I enjoy the three-dimensional aspect and small size of the work. I think there is a huge amount of amazing two-dimensional street art around, but the three-dimensional and size aspect allows for different viewer interactions. For example, I placed one of the gold geodes in a lane just off a main road. I placed it among dark blue graffiti, so if you are in the right light, the geode has a glint to it that catches your eye from the street. I hope that people would be drawn to that small glint and get rewarded for their curiosity when they spot the cluster of geodes. The work itself does not dominate public space like larger graffiti murals and tags; you really have to notice it.
Our two new participants seem to live in very creative and lively cities, both of them citing the community of creativity in their respective areas. The new interventions placed in these creative communities can be considered a new contribution to something that has just started to thrive, which in turn promotes new creativity and inspiration for a new area. Both note that they used the project to discover and explore their own city, one having just moved to the area and the other discovering a whole new district for herself. In Seoul, Shanelle really felt like a child again, appreciating every little detail as an exciting discovery rather than something merely mundane. Once inspired, she started to dream up potential ways to communicate health concerns to the public in ‘subtle yet powerful’ ways.

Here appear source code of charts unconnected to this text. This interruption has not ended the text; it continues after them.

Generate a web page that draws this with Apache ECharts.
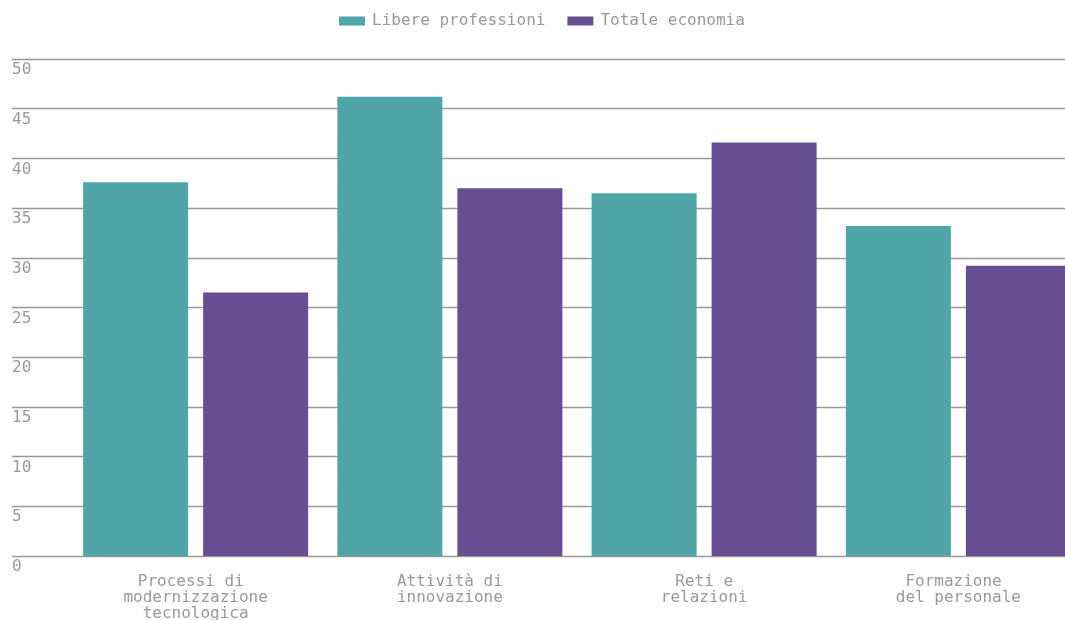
<!DOCTYPE html>
<html>
<head>
<meta charset="utf-8">
<script src="https://cdn.jsdelivr.net/npm/echarts@6/dist/echarts.min.js"></script>
<style>html,body{margin:0;padding:0;background:#fff}#c{width:1065px;height:620px}</style>
</head>
<body>
<div id="c"></div>
<script>
const categories = ['Processi di \nmodernizzazione\ntecnologica', 'Attività di\ninnovazione', 'Reti e\nrelazioni', 'Formazione \ndel personale'];
const seriesNames = ['Libere professioni', 'Totale economia'];
const libere = [37.6, 46.2, 36.5, 33.2];
const totale = [26.5, 37.0, 41.6, 29.2];
const yMin = 0, yMax = 50, yStep = 5;

const font = 'DejaVu Sans Mono';
const txt = '#999';
const chart = echarts.init(document.getElementById('c'));
chart.setOption({
  animation: false,
  textStyle: { fontFamily: font },
  color: ['#50a5a8', '#674d91'],
  legend: {
    top: 8, left: 334,
    icon: 'rect',
    itemWidth: 26, itemHeight: 9, itemGap: 22,
    textStyle: { fontFamily: font, fontSize: 16, color: txt, padding: [0, 0, 0, 2] },
    data: seriesNames
  },
  grid: [
    { left: 12, right: 0, top: 59, bottom: 64, containLabel: false, outerBoundsMode: 'none' },
    { left: 68.5, width: 1017, top: 59, bottom: 64, containLabel: false, outerBoundsMode: 'none' }
  ],
  xAxis: [
    { gridIndex: 0, type: 'category', data: [''], show: false },
    { gridIndex: 1, type: 'category', data: categories,
      axisLine: { show: false }, axisTick: { show: false },
      axisLabel: { fontFamily: font, fontSize: 16, color: txt, margin: 18, lineHeight: 16, interval: 0 } }
  ],
  yAxis: [
    { gridIndex: 0, type: 'value', min: yMin, max: yMax, interval: yStep,
      axisLine: { show: false }, axisTick: { show: false },
      splitLine: { lineStyle: { color: '#999', width: 1.3 } },
      axisLabel: { inside: true, margin: 0, verticalAlign: 'top', padding: [3, 0, 0, 0], fontFamily: font, fontSize: 16, color: txt } },
    { gridIndex: 1, type: 'value', min: yMin, max: yMax, interval: yStep, show: false, splitLine: { show: false } }
  ],
  series: [
    { name: seriesNames[0], type: 'bar', xAxisIndex: 1, yAxisIndex: 1, data: libere, barWidth: 105, barGap: '14.3%' },
    { name: seriesNames[1], type: 'bar', xAxisIndex: 1, yAxisIndex: 1, data: totale, barWidth: 105, barGap: '14.3%' }
  ]
});
</script>
</body>
</html>
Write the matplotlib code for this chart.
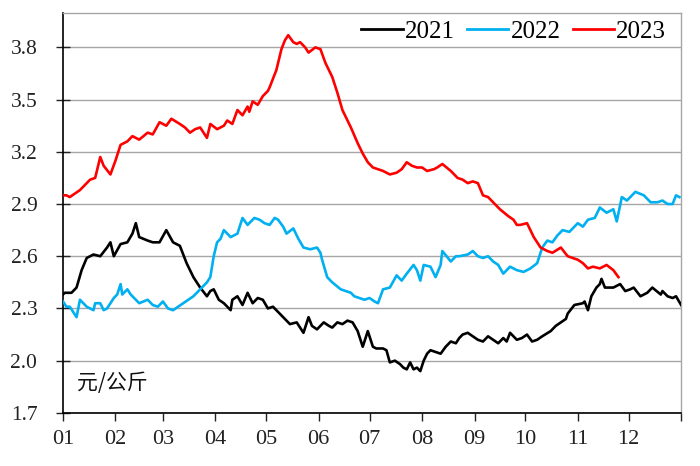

In our previous feature and experiment, the two participants were really drawn to their areas of interaction – they experienced a sense of reclaiming forgotten space. In these new interactions, we see two individuals contributing to the booming creativity of their cities. They are on a journey of discovery, be it the small things in life or the bigger picture. It is inspiring to see what the same project can mean to different people, depending on personality or location. Thus, each city transforms the geode project into its own flavor of street art; tailored to the specific location, yet at home in cracks around the world.